Now that I’ve gotten the crux of the story out of the way, I’d like to unpack my thoughts about this whole incident:

  1. I am really astonished that we have gotten to the point where a person could be so insulted for asking (in my opinion) a legitimate question about the economics of the App Store for iOS where a race to the bottom has happened and very few applications have a perceived value.

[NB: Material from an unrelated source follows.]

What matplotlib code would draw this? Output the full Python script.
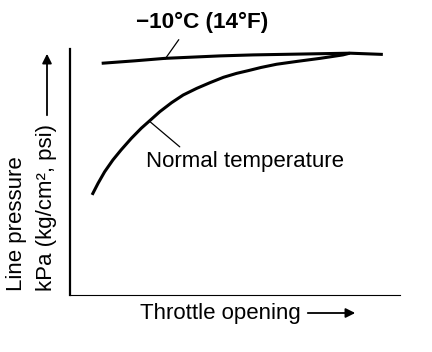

  2. This has a lot of the same characteristics as Gamergate had but, there is a lot less outrage. Especially women who were threatened have turned a blind eye. Why is this? I have two answers. The first answer is the “wrong” person was criticized4. In the Apple world, Mr. Arment runs is the highest of circles. He is part of what John C. Welch calls “The Deck Clique”, named for the ad network Marco and others use on their blog. The second possible reason for the lack of outrage is Samantha is the “wrong” kind of woman. I am not in the habit of attacking people’s private lives so I’ll leave it at that.

  3. I’m disappointed in the reaction by a lot of the members of the Apple press. People who I respected and thought highly of didn’t do the right thing here. I have been pretty annoyed at what passes for Apple “news” sites of late and I have been considering pruning my RSS and podcast feeds. This has made the decision a lot easier for me. As a result I have decided to unsubscribe from any podcasts on the Relay-FM network. I know I’m a very, very small fish in a very large pond but I feel it is something which is needed to be done.

Everyone has their right to their opinion and to voice their opinion and it should be done in a thoughtful, respectful manner. I believe Samantha Bielefeld’s article did that. It wasn’t a screed or a hit piece and there were no ad hominem attacks. Constructive criticism like this can be given (and was) without genuflecting to the person you are criticizing.

  1. I think that is a new term I’ve created. 
  2. For those who are unfamiliar with the term it means a personal view, attitude, or appraisal. 
  3. It’s still my podcast player of choice. 
  4. To the best of my knowledge no other publisher is going with this business model. I don’t know how Mrs. Bielefeld could have picked someone else.